Before I comment on the specific amendments proposed by the noble Lord, Lord Greaves, I want to make some introductory comments—I shall try to keep them brief—that I hope will reassure the House about our proposed approach. I think we agree that previously developed land has an important role to play in delivering much-needed new homes, which is why the Government are putting a range of measures in place to help unlock housing on suitable brownfield sites.
Clause 137 inserts new Section 14A into the Planning and Compulsory Purchase Act 2004. The power will enable the Secretary of State to make regulations requiring local planning authorities in England to compile and maintain registers of a particular kind of land. We intend to use this power to require local planning officers to compile registers of brownfield land that is suitable for housing development. Brownfield registers will be a valuable tool, providing publicly available information for local communities, developers and others. Making the registers a statutory requirement will ensure that consistent data on brownfield land that is suitable for housing is transparent and kept up to date. This will provide certainty and help to encourage housing investment in local areas. The registers will also help to measure progress against the Government’s commitment to get planning permissions in place on 90% of brownfield land that is suitable for housing by 2020.
As noble Lords have said, we are currently consulting on the policy detail before such matters are set out in regulations. It is our intention that regulations will include, for example, the criteria to determine the suitability of sites to be entered on registers, procedures for consultation prior to entering sites on registers, and information to be included on registers for each site. This power could also be used to require local authorities to prepare other registers of land, for example a register of small sites that would help promote self-build and custom housebuilding—another priority for the Government.
The noble Baroness, Lady Young, now has her flow chart. Excellent.
I understand concerns that the power is too wide in its scope, but I emphasise that the power provides flexibility to use registers as a tool to promote more efficient practice where necessary and appropriate in future. I also point out that if the power was used to bring forward registers of others types of land, that would require secondary legislation, which, of course, would be laid before this House.
I would like to use these introductory comments to offer reassurance on two further points. First, I emphasise that when local authorities make decisions about land to include in brownfield registers they must have regard to the NPPF, any relevant development plan or national policy and advice, as well as any guidance issued by the Secretary of State. We are not proposing any change to the decision-making framework. Secondly, noble Lords are aware that it is our intention that the registers will be used as a mechanism for granting
permission in principle for housing on suitable brownfield sites. However, entering a site on a register does not automatically grant permission in principle. That decision will be for local authorities.

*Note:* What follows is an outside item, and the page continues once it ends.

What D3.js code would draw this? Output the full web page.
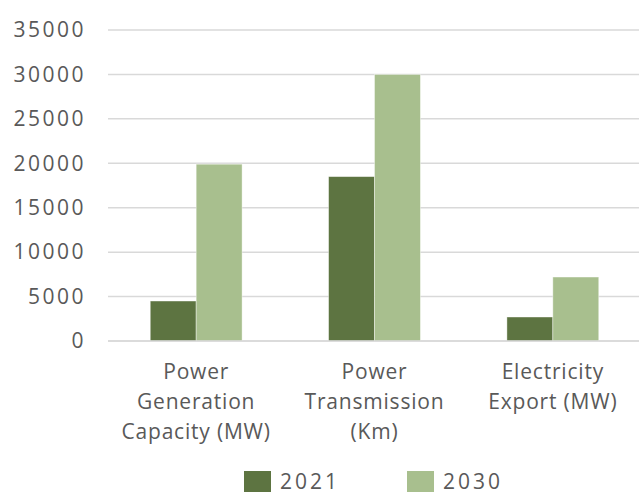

This means that permission in principle will be granted based on decisions made by local authorities, in line with local and national policy, after consultation.
The regulations will set out the procedures to be followed in relation to consultation with statutory consultees and others so that their views can be considered before any sites are included in registers and granted permission in principle. There are no proposed changes to the way in which relevant material considerations are to be considered for those sites.
I now turn to the amendments. Amendment 96B seeks to amend Clause 137. As I said in my introductory comments, this clause provides flexibility to use registers to promote more efficient practice where necessary and appropriate in future. I gave as an example our proposals, on which we are currently consulting, for a small sites register, which would help promote self-build and custom housing. The noble Lord, Lord Greaves, asked whether the small sites register could grant PIP, and the answer is no, it could not.
Amendment 96E would narrow the scope of the power by placing some of the criteria determining the suitability of sites in primary legislation. I hope that my earlier comments have reassured the noble Lord about the Government’s intended use of the power. A minimum site threshold for brownfield registers will not necessarily be applicable for registers of other types of land. That is why it would not be appropriate to set out the threshold in primary legislation. The noble Lord may find it helpful to know that it is our intention to set a minimum site-size threshold of a quarter of a hectare, or sites capable of supporting five dwellings or more. We are currently consulting on our proposals. Following the consultation, and taking into account the responses received, we will set out our proposals in regulations.
Amendment 96G seeks to expand local planning authority discretion to exclude land from their registers. Subsection (4)(c) makes provision to allow authorities some discretion to exclude land from their register. For example, the Secretary of State might make provision for authorities to exercise their discretion in exceptional circumstances, such as when development of the land would be particularly controversial and the authority considers that development decisions should be made through the usual planning application route.
Amendment 97C seeks to remove subsection (6) which provides the Secretary of State with a power to require an authority to prepare or publish a register or bring a register up to date by a specified date. It would also provide a power to require specific information. Brownfield land plays an important role in helping to provide much needed housing. I have already emphasised how important it is to have consistent data on suitable brownfield land that are made publicly available and kept up to date. That will assist developers and communities, help to encourage investment in housing and help to measure progress against the Government’s manifesto commitment. The requirements in subsection (6) will
act as an effective incentive to ensure that local authorities make this information available in a transparent and timely manner.
Amendment 97D would remove the requirement to have regard to national policy, the development plan and guidance. Registers will a tool to provide consistent, up-to-date information on brownfield sites that are suitable for housing. It is our intention that registers will complement local plans; both are designed to promote suitable sites for development. The clause requires decisions about which sites to include on registers to have regard to the NPPF and the relevant local plan. We also propose that strategic housing land availability assessments, which identify future housing land supply and inform the local planning process, will be the starting point for identifying suitable sites on brownfield registers. This ensures that sites placed on the register have regard to the authority’s existing plans for their area. I emphasise that local authorities will be required to consult the public and other interested parties about sites on their registers for which they intend to grant permission in principle for housing. When authorities intend to enter a site on their register but are not proposing permission in principle, they will have discretion to consult the public and others before making a final decision.
Amendment 98A seeks to define brownfield land in primary legislation. As the noble Lord, Lord Greaves, said, brownfield land is already defined in the NPPF, which encourages the reuse of brownfield land provided that it is not of high environmental value and it has strong policies to protect the natural, built and historic environment. It also requires authorities to ensure that a residential use is appropriate for the location and that a site can be made suitable for its use. I should also emphasise that we are consulting on criteria to determine the suitability of sites. These criteria include consideration of environmental and other constraints that cannot be mitigated. Again, we propose to prescribe these criteria in regulations. To apply a definition in primary legislation would narrow the proposed powers and, we believe, frustrate our intention to use them to compile registers of other types of land.
I am conscious that I have not answered all the questions, particularly the one asked by my noble friend Lord True, so if noble Lords agree I hope we can go back and check other questions, and where I have not been able to touch on them here I shall certainly do so in writing. I hope that, with that commitment, the noble Lord will withdraw his amendment.